The major factual dispute between the parties focuses on what happened on January 12, 2000 when Quintana encountered the police and when they took him to his parole officer. The parties give very different descriptions of what transpired during that encounter. However, those disputed facts are not relevant to either of the issues presented in this motion. The only fact necessary to decide the Heck issue is whether Quintana challenged his parole revocation by means of a writ of habeas corpus, and that fact is undisputed and would not be controverted by Quintana's proposed declaration. See SUF ¶ 10. As for the standing issue, the relevant facts are whether Quintana will be harmed in the future, i.e. whether the practices of which he complains are capable of repetition as to him. Sample v. Johnson, 771 F.2d 1335, 1342 (9th Cir. 1995). Again, the disputed details of what happened in the exchange between Quintana and the police on January 12, 2000 do not need to be resolved in order for this Court to determine whether plaintiff has alleged a likelihood of future harm to himself. While the Court acknowledges that there is a factual dispute between the parties, the dispute is not relevant to the issues in the present motion for summary judgment. Therefore, Plaintiff is not entitled to a three week continuance under Rule 56(f), and that request is DENIED. E. PLAINTIFF'S MOTION FOR SANCTIONS IS DENIED
Plaintiff requests Rule 11 sanctions on the grounds that Defendants' arguments regarding Heck v. Humphrey are "not supported by any controlling or other authority." Mot. at 2. Sanctions may be imposed for violation of the certification that "the claims, defenses, and other legal contentions therein are warranted by existing law or by a non-frivolous argument for the extension, modification, or reversal of existing law or the establishment of new law." Fed.R.Civ.P. 11(b)(2). Rule 11 is violated where the claim is not warranted by existing law. Id. Such a violation is shown if no "plausible, good faith argument can be made by a competent attorney to the contrary." Zaldivar v. City of Los Angeles, 780 F.2d 823, 829 (9th Cir. 1986).
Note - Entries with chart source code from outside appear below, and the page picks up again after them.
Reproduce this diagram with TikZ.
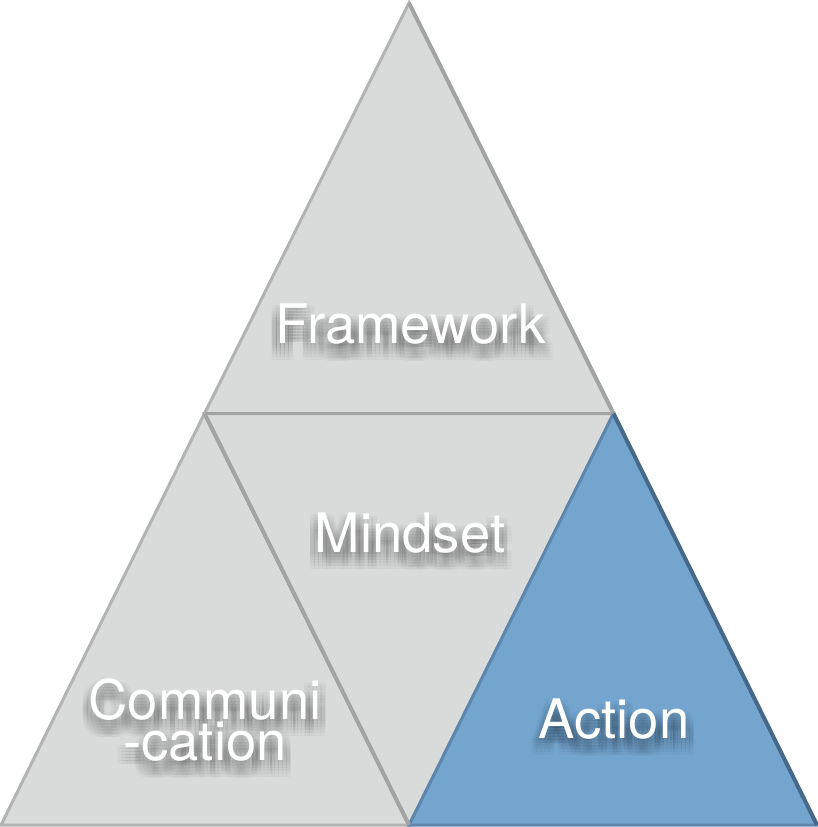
\documentclass[tikz,border=0pt]{standalone}
\usepackage{fontspec}
\setmainfont{TeX Gyre Heros}
\usetikzlibrary{calc}
\definecolor{tgray}{HTML}{D9DBDA}
\definecolor{tedge}{HTML}{B2B3B3}
\definecolor{tedgedark}{HTML}{A2A3A3}
\definecolor{tblue}{HTML}{74A5CF}
\definecolor{bedge}{HTML}{5D86AD}
\definecolor{bedgedark}{HTML}{46698A}
\tikzset{
  tri/.style={fill=tgray, draw=tedge, line width=3pt, line join=miter},
  btri/.style={fill=tblue, draw=bedge, line width=3pt, line join=miter},
  lbl/.style={text=white, font=\fontsize{54.5}{39}\selectfont, align=center, inner sep=0pt},
  shd/.style={lbl, text=black, opacity=0.022},
}
\begin{document}
\begin{tikzpicture}[x=1pt,y=-1pt]
\useasboundingbox (0,0) rectangle (818,827);
\coordinate (A) at (409,3);
\coordinate (B) at (204.5,413.5);
\coordinate (C) at (613.5,413.5);
\coordinate (D) at (1,825);
\coordinate (E) at (409,825);
\coordinate (F) at (817,825);
% triangles
\draw[tri] (A) -- (B) -- (C) -- cycle;
\draw[tri] (B) -- (D) -- (E) -- cycle;
\draw[tri] (B) -- (C) -- (E) -- cycle;
\draw[btri] (C) -- (E) -- (F) -- cycle;
% darker right edges (bevel)
\draw[tedgedark, line width=4pt] (A) -- (C);
\draw[tedgedark, line width=4pt] (B) -- (E);
\draw[tedgedark, line width=3pt] (B) -- (C);
\draw[bedgedark, line width=4pt] (C) -- (F);
% label positions
\coordinate (pF) at (410.5,324);
\coordinate (pM) at (410,533);
\coordinate (pC) at (205,720);
\coordinate (pA) at (614,719);
% soft drop shadows
\foreach \dx [count=\i] in {-8,-4,0,4,8}{
  \foreach \dy [count=\j] in {2,5,8,11,14,17}{
    \node[shd] (sF\i\j) at ($(pF)+(\dx,\dy)$) {Framework};
    \node[shd] (sM\i\j) at ($(pM)+(\dx,\dy)$) {Mindset};
    \node[shd] (sC\i\j) at ($(pC)+(\dx,\dy)$) {Communi\\-cation};
    \node[shd] (sA\i\j) at ($(pA)+(\dx,\dy)$) {Action};
  }
}
% labels
\node[lbl] (framework) at (pF) {Framework};
\node[lbl] (mindset) at (pM) {Mindset};
\node[lbl] (communication) at (pC) {Communi\\-cation};
\node[lbl] (action) at (pA) {Action};
\end{tikzpicture}
\end{document}
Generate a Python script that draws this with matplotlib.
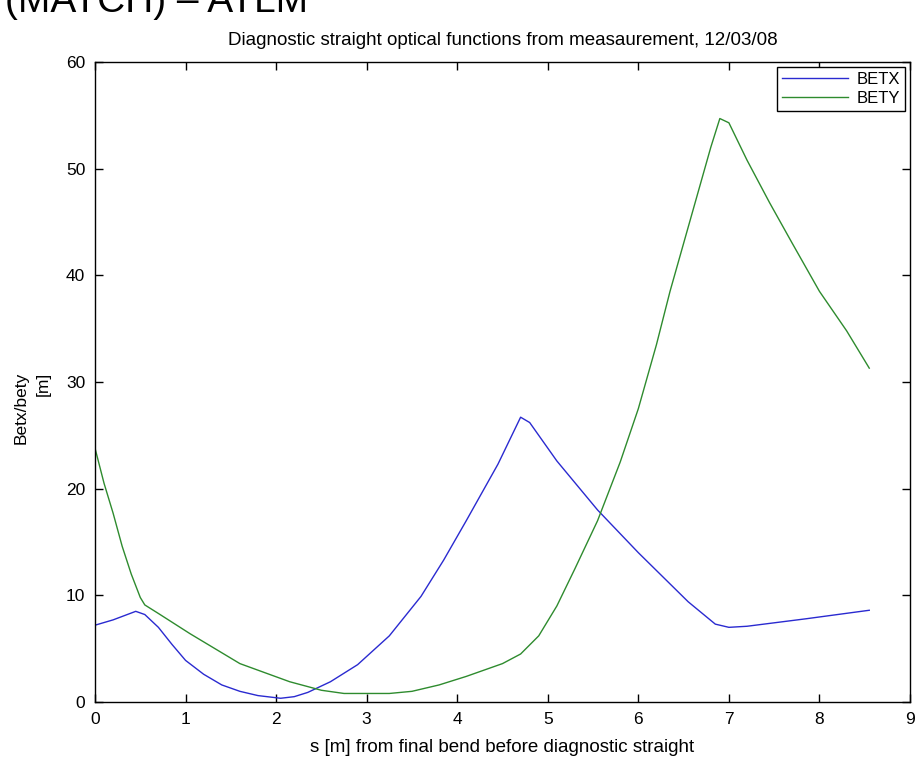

Plaintiff's request for sanctions is without merit. As evidenced by this order, not only were Defendants' Heck doctrine arguments plausible, but, in this Court's view, they were correct as a matter of law and supported by case authority in the Ninth Circuit. The request for sanctions is DENIED.
IV. CONCLUSION
For the reasons set forth above, the moving Defendants are entitled to summary judgment because the Heck doctrine bars Plaintiff's constitutional claims, and because Plaintiff lacks standing to assert a claim for injunctive relief. Accordingly, Defendants' motion for summary judgment is GRANTED. Plaintiff's motion for sanctions is DENIED.IT IS SO ORDERED.